** START OF DATA SEGMENT **

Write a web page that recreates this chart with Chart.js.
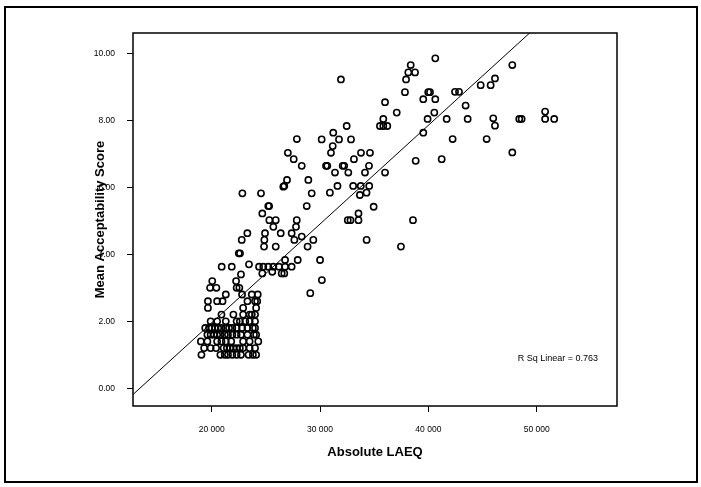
<!DOCTYPE html>
<html>
<head>
<meta charset="utf-8">
<title>Mean Acceptability Score by Absolute LAEQ</title>
<script src="https://cdn.jsdelivr.net/npm/chart.js@4.4.0/dist/chart.umd.min.js"></script>
<style>
  html, body { margin: 0; padding: 0; background: #fff; }
  canvas { display: block; }
</style>
</head>
<body>
<canvas id="chart" width="701" height="487"></canvas>
<script>
// Absolute LAEQ per site, paired with score[] below
const laeq = [
  // dense low cluster, one row per score level
  19050, 20800, 21200, 21500, 21900, 22300, 22700, 23400, 23800, 24100,
  19300, 19900, 20400, 21100, 21400, 21700, 22000, 22300, 22600, 22900, 23500, 24000,
  19000, 19600, 20500, 20900, 21300, 21800, 22900, 23500, 24300,
  19600, 19900, 20200, 20500, 20800, 21200, 21500, 21900, 22300, 22700, 23300, 23900, 24100,
  19400, 19750, 20000, 20300, 20600, 20900, 21300, 21600, 21900, 22300, 22800, 23300, 23800, 24000,
  19900, 20500, 21300, 22300, 22600, 23100, 23500, 24000,
  20900, 22000, 22900, 23500, 23700, 24000,
  19650, 22900, 24100,
  19650, 20500, 21000, 23300, 24000, 24200,
  21300, 22800, 23700, 24250,
  19850, 20430, 22300, 22550,
  20050, 22250,
  22700,
  // upper part
  40640, 38370, 47750, 38150, 38770, 37940, 31930, 46150, 44830, 45750,
  37840, 39990, 40150, 42460, 42830, 39530, 40640, 36000, 43440, 37080,
  40550, 50780, 39930, 41690, 35840, 43630, 45990, 48390, 48610, 50780,
  51620, 35530, 35840, 36210, 32460, 46150, 31220, 39530, 30150, 31750,
  32860, 27860, 42240, 45380, 31170, 31010, 33780, 34610, 27030, 47750,
  33130, 27570, 41230, 38830, 28310, 30550, 30670, 32090, 32230, 34520,
  31380, 32610, 34150, 36000,
  // middle part
  26950, 28920, 26610, 26700, 31610, 33060, 33760, 34540, 22830, 24550,
  29230, 30910, 34290, 33680, 25220, 25300, 28770, 34950, 24670, 33550,
  25320, 25910, 27850, 32560, 32810, 33550, 38580, 25690, 27780, 23290,
  24920, 26370, 27380, 28310, 22770, 24860, 27630, 29380, 34300, 24830,
  25910, 28850, 37470, 22610, 22500, 26770, 27940, 30000, 23440, 20920,
  21850, 24370, 24760, 25220, 25690, 26210, 26770, 27380, 25590, 24670,
  26460, 26700, 30170, 29100
];

// Mean acceptability score, same order as laeq[]
const score = [
  1.0, 1.0, 1.0, 1.0, 1.0, 1.0, 1.0, 1.0, 1.0, 1.0,
  1.2, 1.2, 1.2, 1.2, 1.2, 1.2, 1.2, 1.2, 1.2, 1.2, 1.2, 1.2,
  1.4, 1.4, 1.4, 1.4, 1.4, 1.4, 1.4, 1.4, 1.4,
  1.6, 1.6, 1.6, 1.6, 1.6, 1.6, 1.6, 1.6, 1.6, 1.6, 1.6, 1.6, 1.6,
  1.8, 1.8, 1.8, 1.8, 1.8, 1.8, 1.8, 1.8, 1.8, 1.8, 1.8, 1.8, 1.8, 1.8,
  2.0, 2.0, 2.0, 2.0, 2.0, 2.0, 2.0, 2.0,
  2.2, 2.2, 2.2, 2.2, 2.2, 2.2,
  2.4, 2.4, 2.4,
  2.6, 2.6, 2.6, 2.6, 2.6, 2.6,
  2.8, 2.8, 2.8, 2.8,
  3.0, 3.0, 3.0, 3.0,
  3.2, 3.2,
  3.4,
  9.85, 9.65, 9.65, 9.43, 9.43, 9.22, 9.22, 9.25, 9.05, 9.05,
  8.84, 8.84, 8.84, 8.85, 8.85, 8.63, 8.63, 8.54, 8.44, 8.23,
  8.23, 8.26, 8.04, 8.04, 8.04, 8.04, 8.06, 8.04, 8.04, 8.04,
  8.04, 7.83, 7.83, 7.83, 7.83, 7.84, 7.63, 7.63, 7.43, 7.43,
  7.43, 7.44, 7.44, 7.44, 7.23, 7.03, 7.03, 7.03, 7.03, 7.04,
  6.84, 6.84, 6.84, 6.79, 6.64, 6.64, 6.64, 6.64, 6.64, 6.64,
  6.44, 6.44, 6.44, 6.44,
  6.22, 6.22, 6.02, 6.04, 6.04, 6.04, 6.04, 6.04, 5.82, 5.82,
  5.82, 5.84, 5.84, 5.77, 5.44, 5.44, 5.44, 5.42, 5.22, 5.22,
  5.02, 5.02, 5.02, 5.02, 5.02, 5.02, 5.02, 4.82, 4.82, 4.63,
  4.63, 4.63, 4.63, 4.53, 4.43, 4.43, 4.43, 4.43, 4.43, 4.23,
  4.23, 4.23, 4.23, 4.03, 4.03, 3.83, 3.83, 3.83, 3.70, 3.63,
  3.63, 3.63, 3.63, 3.63, 3.63, 3.63, 3.63, 3.63, 3.48, 3.43,
  3.43, 3.43, 3.23, 2.84
];

// axis ticks
const xTicks = [20000, 30000, 40000, 50000];
const yTicks = [0, 2, 4, 6, 8, 10];

// axis ranges as drawn in the original
const xMin = 12733, xMax = 57415;
const yMin = -0.528, yMax = 10.606;

// linear fit shown on the plot
const fitIntercept = -3.937;
const fitSlope = 0.0002947;
const rSquared = 0.763;

const fontFamily = '"Liberation Sans", Arial, Helvetica, sans-serif';

const points = laeq.map((x, i) => ({ x: x, y: score[i] }));
const fitLine = [xMin, xMax].map(x => ({ x: x, y: fitIntercept + fitSlope * x }));

// white page, outer frame, plot box and the R sq note
const decorations = {
  id: 'decorations',
  beforeDraw(chart) {
    const ctx = chart.ctx;
    ctx.save();
    ctx.fillStyle = '#fff';
    ctx.fillRect(0, 0, chart.width, chart.height);
    ctx.restore();
  },
  afterDraw(chart) {
    const { ctx, chartArea: a } = chart;
    ctx.save();
    ctx.strokeStyle = '#000';
    ctx.lineWidth = 1.5;
    ctx.strokeRect(a.left, a.top, a.right - a.left, a.bottom - a.top);
    ctx.lineWidth = 2;
    ctx.strokeRect(5, 7, 692, 475);
    ctx.fillStyle = '#000';
    ctx.font = '9px ' + fontFamily;
    ctx.textAlign = 'right';
    ctx.textBaseline = 'middle';
    ctx.fillText('R Sq Linear = ' + rSquared.toFixed(3), a.right - 19, 359);
    ctx.restore();
  }
};

new Chart(document.getElementById('chart'), {
  type: 'scatter',
  data: {
    datasets: [
      {
        type: 'line',
        data: fitLine,
        borderColor: '#000',
        borderWidth: 1,
        pointRadius: 0,
        fill: false,
        tension: 0
      },
      {
        data: points,
        pointRadius: 3.1,
        pointBorderWidth: 1.6,
        borderColor: '#000',
        backgroundColor: 'rgba(0,0,0,0)'
      }
    ]
  },
  options: {
    responsive: false,
    animation: false,
    devicePixelRatio: 1,
    layout: { padding: { top: 33, right: 84, bottom: 0, left: 0 } },
    plugins: {
      legend: { display: false },
      tooltip: { enabled: false }
    },
    scales: {
      x: {
        type: 'linear',
        min: xMin,
        max: xMax,
        afterFit: s => { s.height = 81; },
        afterBuildTicks: s => { s.ticks = xTicks.map(v => ({ value: v })); },
        grid: { drawOnChartArea: false, drawTicks: true, tickLength: 6, color: '#000', lineWidth: 1 },
        border: { display: false },
        ticks: {
          color: '#000',
          font: { family: fontFamily, size: 8.5 },
          padding: 13,
          maxRotation: 0,
          autoSkip: false,
          callback: v => String(v).replace(/\B(?=(\d{3})+(?!\d))/g, ' ')
        },
        title: {
          display: true,
          text: 'Absolute LAEQ',
          color: '#000',
          font: { family: fontFamily, size: 13, weight: 'bold' },
          padding: { top: 0, bottom: 27 }
        }
      },
      y: {
        type: 'linear',
        min: yMin,
        max: yMax,
        afterFit: s => { s.width = 133; },
        afterBuildTicks: s => { s.ticks = yTicks.map(v => ({ value: v })); },
        grid: { drawOnChartArea: false, drawTicks: true, tickLength: 6, color: '#000', lineWidth: 1 },
        border: { display: false },
        ticks: {
          color: '#000',
          font: { family: fontFamily, size: 8.5 },
          padding: 12,
          autoSkip: false,
          callback: v => Number(v).toFixed(2)
        },
        title: {
          display: true,
          text: 'Mean Acceptability Score',
          color: '#000',
          font: { family: fontFamily, size: 13, weight: 'bold' },
          padding: { top: 93, bottom: 0 }
        }
      }
    }
  },
  plugins: [decorations]
});
</script>
</body>
</html>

** END OF DATA SEGMENT **

OBJECTIVE:
Select and copy each line from the data that includes the word "with".

CORRECT OUTPUT:
Write a web page that recreates this chart with Chart.js.
// Absolute LAEQ per site, paired with score[] below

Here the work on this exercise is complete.